The next step is lighting. Shading, reflection, shadows, and other lighting effects are added to the scene depending on an object's position relative to the light source.
In addition, when a character moves in a 3D game, the T&L engine is also responsible for recalculating the position of all the objects in the image.
· Stage 2: Rendering
The graphics card is in charge of the rendering stage. During the rendering stage, the "wire-frame" image created during T&L is filled in with color and texture.

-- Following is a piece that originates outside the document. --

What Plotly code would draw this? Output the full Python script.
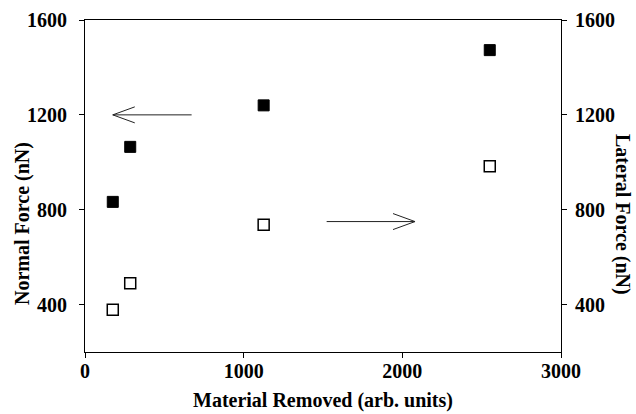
import plotly.graph_objects as go

# Data
material_removed = [175, 285, 1126, 2551]
normal_force = [833, 1065, 1240, 1473]
lateral_force = [378, 490, 737, 983]

x_ticks = [0, 1000, 2000, 3000]
y_ticks = [400, 800, 1200, 1600]

# Arrow annotations (data coords): tail x, tip x, y
arrow_normal = dict(x0=672, x1=175, y=1200)
arrow_lateral = dict(x0=1523, x1=2080, y=750)

FONT = "Liberation Serif"
W, H = 636, 414
ML, MR, MT, MB = 85, 75, 20, 62
XR = [0, 3000]
YR = [200, 1600]
PW, PH = W - ML - MR, H - MT - MB
px_per_x = PW / (XR[1] - XR[0])
px_per_y = PH / (YR[1] - YR[0])

fig = go.Figure()
fig.add_trace(go.Scatter(
    x=material_removed, y=normal_force, mode="markers",
    marker=dict(symbol="square", size=11, color="black", line=dict(color="black", width=1)),
    showlegend=False, yaxis="y"))
fig.add_trace(go.Scatter(
    x=material_removed, y=lateral_force, mode="markers",
    marker=dict(symbol="square", size=11, color="white", line=dict(color="black", width=1.5)),
    showlegend=False, yaxis="y2"))

shapes = []
head_len_px, head_half_px = 22, 8
for a in (arrow_normal, arrow_lateral):
    d = 1 if a["x1"] > a["x0"] else -1
    hx = head_len_px / px_per_x
    hy = head_half_px / px_per_y
    line = dict(color="#222", width=1)
    shapes.append(dict(type="line", xref="x", yref="y", x0=a["x0"], x1=a["x1"], y0=a["y"], y1=a["y"], line=line))
    shapes.append(dict(type="line", xref="x", yref="y", x0=a["x1"], x1=a["x1"] - d * hx, y0=a["y"], y1=a["y"] + hy, line=line))
    shapes.append(dict(type="line", xref="x", yref="y", x0=a["x1"], x1=a["x1"] - d * hx, y0=a["y"], y1=a["y"] - hy, line=line))

tickfont = dict(family=FONT, size=20, color="black", weight="bold")
titlefont = dict(family=FONT, size=20, color="black", weight="bold")

fig.update_layout(
    width=W, height=H,
    margin=dict(l=ML, r=MR, t=MT, b=MB),
    paper_bgcolor="white", plot_bgcolor="white",
    shapes=shapes,
    xaxis=dict(range=XR, tickvals=x_ticks, ticktext=[str(v) for v in x_ticks], automargin=False,
               showgrid=False, zeroline=False, showline=True, linecolor="black", linewidth=1,
               mirror=True, ticks="outside", ticklen=5, tickcolor="black", tickfont=tickfont,
               ticklabelstandoff=-4),
    yaxis=dict(range=YR, tickvals=y_ticks, showgrid=False, zeroline=False, showline=True, automargin=False,
               linecolor="black", linewidth=1, ticks="outside", ticklen=5, tickcolor="black",
               tickfont=tickfont, ticklabelstandoff=8),
    yaxis2=dict(range=YR, tickvals=y_ticks, overlaying="y", side="right", showgrid=False, automargin=False,
                zeroline=False, showline=True, linecolor="black", linewidth=1, ticks="outside",
                ticklen=5, tickcolor="black", tickfont=tickfont, ticklabelstandoff=4),
    annotations=[
        dict(text="Material Removed (arb. units)", xref="paper", yref="paper", x=0.5,
             y=-(H - 1 - (H - MB)) / PH, showarrow=False, font=titlefont, borderpad=0,
             xanchor="center", yanchor="bottom"),
        dict(text="Normal Force (nN)", xref="paper", yref="paper", x=-(ML - 22) / PW,
             y=1 - (224 - MT) / PH, textangle=-90, showarrow=False,
             font=titlefont, xanchor="center", yanchor="middle"),
        dict(text="Lateral Force (nN)", xref="paper", yref="paper", x=1 + (623 - (W - MR)) / PW,
             y=1 - (214 - MT) / PH, textangle=90, showarrow=False,
             font=titlefont, xanchor="center", yanchor="middle"),
    ],
)

fig.write_html("out.html")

A number of different techniques may be used during the rendering stage. The more techniques used, the more realistic the image appears. But the down side is that it's more work for your card and CPU, and could affect performance. When the system can't keep up it may cause the frame rate to decrease. The frame rate is the number of frames that can be displayed in a certain amount of time. An excellent 3D card can display 60 frames/sec. even at high resolutions (6/01).
If the frame rate gets too low, then movement will appear choppy--a problem referred to as dropped frames. Some video card makers deliberately pick and choose which 3D techniques to include, in an effort to steer clear of dropped frames.
Here is a list of 3D techniques you are likely to see mentioned.
- Gourad Shading: Helps define the shape of 3D objects, giving them the appearance of depth.
- Clipping: Determines which parts of objects will not be visible on the display so that the processor doesn't waste time with things that the user won't even see.
- Transparency: Makes things look transparent.
- Texture Mapping: Creates textures such as wood, plaster, or stone.
- Dithering: Tricks the eye into seeing more colors than are actually present. Fewer colors mean fewer computations.
- Fogging: Fogging blurs objects that are in the distance so they look more realistic. In addition, blurred objects are quicker to compute because they are less detailed.
- Filtering: Filters, such as the "bi-linear" filter are used to clean up and smooth out images that otherwise might look blocky.
- Anti-aliasing: A technique used to reduce the noise (speckling) present in an image.
- Bump Mapping: Makes surfaces look bumpy.
- Z-buffering: Calculates the pixels that will be loaded into the frame buffer.
- Alpha Blending: Blends two bitmaps together making one appear transparent.
- Interpolation: Smoothes out the image, making it look realistic even up close.
- MIP Mapping: Stores several versions of a textured bitmap to prepare for instances when the user moves close to an object. Without MIP Mapping an object will blink and sparkle as the processor continually recalculates the image. With MIP Mapping the texture of the object will get larger making the user feel as though they are getting closer.
- Perspective Correct: This makes a textured 3D image look realistic from any angle.
- Texture Mapping: This puts a bitmap onto a 3D surface to make the object look more realistic.